▶ _GOAL_: The listing below should be written out exactly; please include all of it.

▶ _COLLECTED MATERIAL_:

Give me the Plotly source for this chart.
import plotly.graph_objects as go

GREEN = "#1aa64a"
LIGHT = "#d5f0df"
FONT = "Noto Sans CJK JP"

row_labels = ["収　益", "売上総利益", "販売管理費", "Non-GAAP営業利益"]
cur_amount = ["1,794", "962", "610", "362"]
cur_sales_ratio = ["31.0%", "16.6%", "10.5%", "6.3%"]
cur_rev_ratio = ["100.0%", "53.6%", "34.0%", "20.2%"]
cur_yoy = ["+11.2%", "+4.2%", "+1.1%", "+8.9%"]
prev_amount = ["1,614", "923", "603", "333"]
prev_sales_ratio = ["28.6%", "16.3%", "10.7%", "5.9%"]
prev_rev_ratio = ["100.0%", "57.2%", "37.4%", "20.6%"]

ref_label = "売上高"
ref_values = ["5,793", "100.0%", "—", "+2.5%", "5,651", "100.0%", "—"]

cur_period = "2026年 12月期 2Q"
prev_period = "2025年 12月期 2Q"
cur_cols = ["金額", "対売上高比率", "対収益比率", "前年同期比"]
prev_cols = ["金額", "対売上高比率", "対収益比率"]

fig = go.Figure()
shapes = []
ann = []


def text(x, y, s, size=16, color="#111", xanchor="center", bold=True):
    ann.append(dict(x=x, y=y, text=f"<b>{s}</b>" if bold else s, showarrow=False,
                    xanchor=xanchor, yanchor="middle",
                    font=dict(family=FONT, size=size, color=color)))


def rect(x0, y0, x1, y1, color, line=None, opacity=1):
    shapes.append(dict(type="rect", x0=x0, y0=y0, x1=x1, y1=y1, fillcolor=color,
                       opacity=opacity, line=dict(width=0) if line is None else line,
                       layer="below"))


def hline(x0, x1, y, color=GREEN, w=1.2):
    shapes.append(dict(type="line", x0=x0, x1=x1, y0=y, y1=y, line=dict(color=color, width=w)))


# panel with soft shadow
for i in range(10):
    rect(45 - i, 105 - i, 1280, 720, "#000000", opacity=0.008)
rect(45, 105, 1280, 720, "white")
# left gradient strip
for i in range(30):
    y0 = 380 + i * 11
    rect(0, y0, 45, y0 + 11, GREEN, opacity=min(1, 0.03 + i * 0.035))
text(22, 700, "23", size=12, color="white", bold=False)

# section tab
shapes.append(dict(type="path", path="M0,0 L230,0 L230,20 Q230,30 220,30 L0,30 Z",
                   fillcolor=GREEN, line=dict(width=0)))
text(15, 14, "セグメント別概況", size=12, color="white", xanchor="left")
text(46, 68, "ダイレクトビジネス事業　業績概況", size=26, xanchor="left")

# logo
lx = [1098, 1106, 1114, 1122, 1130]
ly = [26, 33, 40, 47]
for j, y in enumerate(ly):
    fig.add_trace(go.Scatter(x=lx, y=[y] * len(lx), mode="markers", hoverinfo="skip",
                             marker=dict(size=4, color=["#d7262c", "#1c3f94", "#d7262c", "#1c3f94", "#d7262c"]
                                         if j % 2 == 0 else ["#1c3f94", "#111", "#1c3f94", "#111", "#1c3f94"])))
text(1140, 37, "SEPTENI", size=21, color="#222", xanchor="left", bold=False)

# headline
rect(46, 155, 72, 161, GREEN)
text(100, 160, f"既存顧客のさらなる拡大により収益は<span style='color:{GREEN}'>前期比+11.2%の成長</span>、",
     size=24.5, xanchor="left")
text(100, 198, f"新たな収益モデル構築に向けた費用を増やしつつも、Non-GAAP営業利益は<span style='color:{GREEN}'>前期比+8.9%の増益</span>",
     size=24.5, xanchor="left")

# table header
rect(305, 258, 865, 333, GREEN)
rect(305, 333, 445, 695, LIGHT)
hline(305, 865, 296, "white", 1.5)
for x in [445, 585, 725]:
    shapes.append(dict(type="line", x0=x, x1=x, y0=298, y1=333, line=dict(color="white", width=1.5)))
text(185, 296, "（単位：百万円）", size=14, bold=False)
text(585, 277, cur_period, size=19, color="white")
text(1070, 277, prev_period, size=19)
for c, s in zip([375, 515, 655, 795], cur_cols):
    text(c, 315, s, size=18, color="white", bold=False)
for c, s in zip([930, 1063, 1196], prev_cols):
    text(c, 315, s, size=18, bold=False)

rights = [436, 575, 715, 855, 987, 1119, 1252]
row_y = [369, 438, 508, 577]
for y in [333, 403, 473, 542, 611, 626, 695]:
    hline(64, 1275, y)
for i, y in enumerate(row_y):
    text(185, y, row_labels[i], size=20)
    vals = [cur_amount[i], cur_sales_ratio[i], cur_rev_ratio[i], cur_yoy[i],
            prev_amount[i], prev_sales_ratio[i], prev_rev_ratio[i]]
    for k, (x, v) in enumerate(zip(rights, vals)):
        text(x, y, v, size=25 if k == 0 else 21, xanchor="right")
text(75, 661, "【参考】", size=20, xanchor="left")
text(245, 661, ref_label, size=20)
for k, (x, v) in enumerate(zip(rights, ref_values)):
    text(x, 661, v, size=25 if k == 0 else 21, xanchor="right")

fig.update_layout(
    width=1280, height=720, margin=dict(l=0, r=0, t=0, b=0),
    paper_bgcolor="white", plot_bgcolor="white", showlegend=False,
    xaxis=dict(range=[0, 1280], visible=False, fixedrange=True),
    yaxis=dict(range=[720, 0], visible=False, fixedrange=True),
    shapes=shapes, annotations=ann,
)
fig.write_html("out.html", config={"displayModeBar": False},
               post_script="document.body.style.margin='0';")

▶ _TASK RESPONSE_:
Give me the Plotly source for this chart.
import plotly.graph_objects as go

GREEN = "#1aa64a"
LIGHT = "#d5f0df"
FONT = "Noto Sans CJK JP"

row_labels = ["収　益", "売上総利益", "販売管理費", "Non-GAAP営業利益"]
cur_amount = ["1,794", "962", "610", "362"]
cur_sales_ratio = ["31.0%", "16.6%", "10.5%", "6.3%"]
cur_rev_ratio = ["100.0%", "53.6%", "34.0%", "20.2%"]
cur_yoy = ["+11.2%", "+4.2%", "+1.1%", "+8.9%"]
prev_amount = ["1,614", "923", "603", "333"]
prev_sales_ratio = ["28.6%", "16.3%", "10.7%", "5.9%"]
prev_rev_ratio = ["100.0%", "57.2%", "37.4%", "20.6%"]

ref_label = "売上高"
ref_values = ["5,793", "100.0%", "—", "+2.5%", "5,651", "100.0%", "—"]

cur_period = "2026年 12月期 2Q"
prev_period = "2025年 12月期 2Q"
cur_cols = ["金額", "対売上高比率", "対収益比率", "前年同期比"]
prev_cols = ["金額", "対売上高比率", "対収益比率"]

fig = go.Figure()
shapes = []
ann = []


def text(x, y, s, size=16, color="#111", xanchor="center", bold=True):
    ann.append(dict(x=x, y=y, text=f"<b>{s}</b>" if bold else s, showarrow=False,
                    xanchor=xanchor, yanchor="middle",
                    font=dict(family=FONT, size=size, color=color)))


def rect(x0, y0, x1, y1, color, line=None, opacity=1):
    shapes.append(dict(type="rect", x0=x0, y0=y0, x1=x1, y1=y1, fillcolor=color,
                       opacity=opacity, line=dict(width=0) if line is None else line,
                       layer="below"))


def hline(x0, x1, y, color=GREEN, w=1.2):
    shapes.append(dict(type="line", x0=x0, x1=x1, y0=y, y1=y, line=dict(color=color, width=w)))


# panel with soft shadow
for i in range(10):
    rect(45 - i, 105 - i, 1280, 720, "#000000", opacity=0.008)
rect(45, 105, 1280, 720, "white")
# left gradient strip
for i in range(30):
    y0 = 380 + i * 11
    rect(0, y0, 45, y0 + 11, GREEN, opacity=min(1, 0.03 + i * 0.035))
text(22, 700, "23", size=12, color="white", bold=False)

# section tab
shapes.append(dict(type="path", path="M0,0 L230,0 L230,20 Q230,30 220,30 L0,30 Z",
                   fillcolor=GREEN, line=dict(width=0)))
text(15, 14, "セグメント別概況", size=12, color="white", xanchor="left")
text(46, 68, "ダイレクトビジネス事業　業績概況", size=26, xanchor="left")

# logo
lx = [1098, 1106, 1114, 1122, 1130]
ly = [26, 33, 40, 47]
for j, y in enumerate(ly):
    fig.add_trace(go.Scatter(x=lx, y=[y] * len(lx), mode="markers", hoverinfo="skip",
                             marker=dict(size=4, color=["#d7262c", "#1c3f94", "#d7262c", "#1c3f94", "#d7262c"]
                                         if j % 2 == 0 else ["#1c3f94", "#111", "#1c3f94", "#111", "#1c3f94"])))
text(1140, 37, "SEPTENI", size=21, color="#222", xanchor="left", bold=False)

# headline
rect(46, 155, 72, 161, GREEN)
text(100, 160, f"既存顧客のさらなる拡大により収益は<span style='color:{GREEN}'>前期比+11.2%の成長</span>、",
     size=24.5, xanchor="left")
text(100, 198, f"新たな収益モデル構築に向けた費用を増やしつつも、Non-GAAP営業利益は<span style='color:{GREEN}'>前期比+8.9%の増益</span>",
     size=24.5, xanchor="left")

# table header
rect(305, 258, 865, 333, GREEN)
rect(305, 333, 445, 695, LIGHT)
hline(305, 865, 296, "white", 1.5)
for x in [445, 585, 725]:
    shapes.append(dict(type="line", x0=x, x1=x, y0=298, y1=333, line=dict(color="white", width=1.5)))
text(185, 296, "（単位：百万円）", size=14, bold=False)
text(585, 277, cur_period, size=19, color="white")
text(1070, 277, prev_period, size=19)
for c, s in zip([375, 515, 655, 795], cur_cols):
    text(c, 315, s, size=18, color="white", bold=False)
for c, s in zip([930, 1063, 1196], prev_cols):
    text(c, 315, s, size=18, bold=False)

rights = [436, 575, 715, 855, 987, 1119, 1252]
row_y = [369, 438, 508, 577]
for y in [333, 403, 473, 542, 611, 626, 695]:
    hline(64, 1275, y)
for i, y in enumerate(row_y):
    text(185, y, row_labels[i], size=20)
    vals = [cur_amount[i], cur_sales_ratio[i], cur_rev_ratio[i], cur_yoy[i],
            prev_amount[i], prev_sales_ratio[i], prev_rev_ratio[i]]
    for k, (x, v) in enumerate(zip(rights, vals)):
        text(x, y, v, size=25 if k == 0 else 21, xanchor="right")
text(75, 661, "【参考】", size=20, xanchor="left")
text(245, 661, ref_label, size=20)
for k, (x, v) in enumerate(zip(rights, ref_values)):
    text(x, 661, v, size=25 if k == 0 else 21, xanchor="right")

fig.update_layout(
    width=1280, height=720, margin=dict(l=0, r=0, t=0, b=0),
    paper_bgcolor="white", plot_bgcolor="white", showlegend=False,
    xaxis=dict(range=[0, 1280], visible=False, fixedrange=True),
    yaxis=dict(range=[720, 0], visible=False, fixedrange=True),
    shapes=shapes, annotations=ann,
)
fig.write_html("out.html", config={"displayModeBar": False},
               post_script="document.body.style.margin='0';")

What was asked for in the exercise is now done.